Le constat est général. Le délitement de l’autorité de l’Etat et/ou la déliquescence de son pouvoir coercitif face aux contestations multiples notées çà et là, n’est plus à prouver. Sinon, comment comprendre le refus de certaines localités de se plier à l’interdiction de rassemblement comme à Médina Gounass, sans que les forces de l’ordre n’interviennent comme ce fut le cas ailleurs ? Ou encore, comment analyser le refus d’inhumer des décédés de Covid-19 dans certaines localités, comme à Diamaguène Sicap Mbao et à Malika, des quartiers de la banlieue ? Que dire des nombreux chauffeurs de transport interurbain récalcitrants, qui continuent de braver l’interdit de circuler entre les régions ? Quid par ailleurs de la défiance montrée devant les forces de l’ordre, lors de l’arrestation d’imams à Yoff Layène, à Guinaw Rail, lesquels avaient bravé les directives du pouvoir central ? Cette impuissance de l’Etat face à cette situation laisse perplexe plus d’un, d’autant plus que la loi d’habilitation a permis à l’Etat de s’arroger quasiment tous les pouvoirs. Interrogé par nos soins, le Professeur en Science politique à l’Université Gaston Berger (Ugb) de Saint-Louis, reconnait que l’Etat est «émotif» et qu’il écoute beaucoup les acteurs politiques et les «droits de l’hommistes» qui critiquent à longueur de journée, sans proposer des pistes de solution.
Pis, il est d’avis que le Sénégal est un pays très difficile à gouverner, d’autant plus qu’il y a beaucoup de paradoxes. Pour étayer son propos, il rappelle que nombreux étaient ceux qui réclamaient le rapatriement des dépouilles de Sénégalais décédés de la Covid-19 à l’étranger et paradoxalement, ces même personnes refusent que des Sénégalais morts du nouveau Coronavirus soient inhumées dans leur localité. Enfonçant le clou, il fait noter que certains Sénégalais réclamaient l’allégement des restrictions, mais quand le président a pris les mesures d’assouplissement des mesures, ils se sont mis à le critiquer. Pour tous ces paradoxes, le professeur de sociologie politique à l’Ugb de Saint-Louis préconise «un Etat fort» et «autoritaire». Il reste convaincu qu’il faut que le pays ait un président qui accepte de faire un seul mandat puis partir.
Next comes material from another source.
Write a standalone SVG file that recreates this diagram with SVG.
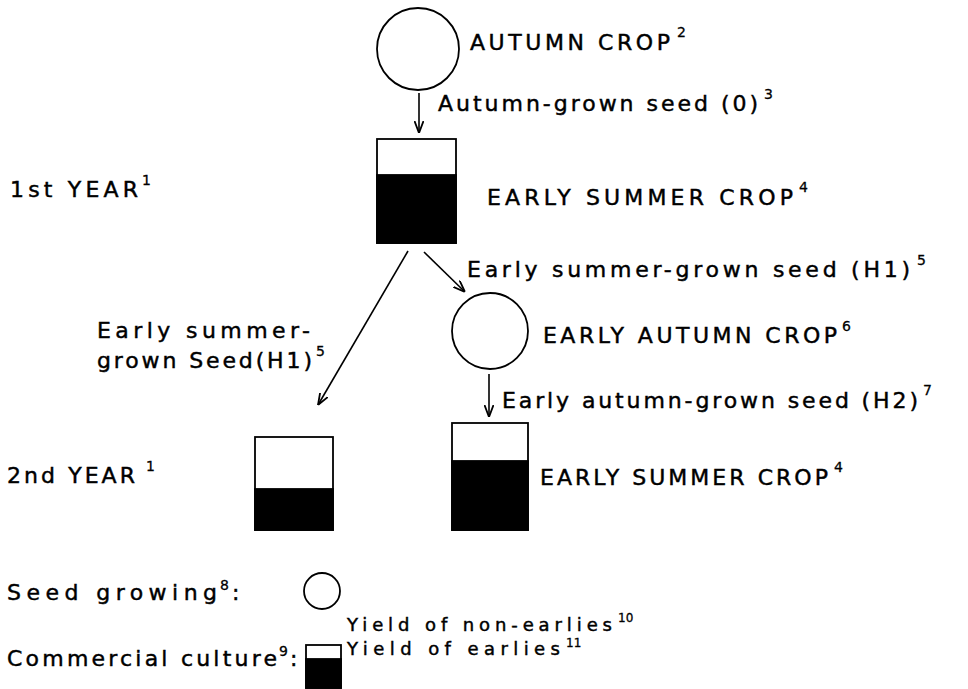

Un seul mandat durant lequel il fera régner l’ordre dans le pays et brisera les chaines avec les religieux. Parce que pour lui, l’Etat joue à la souplesse parce qu’il a des visées électoralistes.
Pour autant, il dit être contre toute violence physique contre les populations, tout en suggérant plutôt les sanctions pécuniaires, à l’image du Canada. Son collègue MBA en Science politique, Dr Cheikh Atab Badji, qui reconnait qu’on est dans une situation de «délire communautaire», opte plutôt pour une autre approche. De l’avis du Dr Badji, tout au début de la pandémie, le discours était basé sur la peur, la mystification de la maladie. Maintenant, il pense qu’il faut agir sur la peur, mais aussi sur l’inconnu.
Plus clair, Dr Cheikh Atab Badji qui dit être contre toute répression, estime qu’il faut trouver «une communication communautaire», à savoir «horizontale», précise-t-il. Ce qui permettrait aux populations de s’approprier la lutte pour ne pas la laisser à l’Etat. Mieux, à son avis, il faut faire de telle sorte que l’individu soit convaincu que ses intérêts se trouvent dans la lutte et non que la lutte va à l’encontre de ses intérêts. Pour ce faire, il suggère à l’Etat de concocter une véritable stratégie communicationnelle. A titre d’exemples, il pense qu’on ne devrait plus parler du port du masque simplement, mais du bon port du masque. Ou encore, que l’Etat crée une compétition saine, à propos des bonnes pratiques.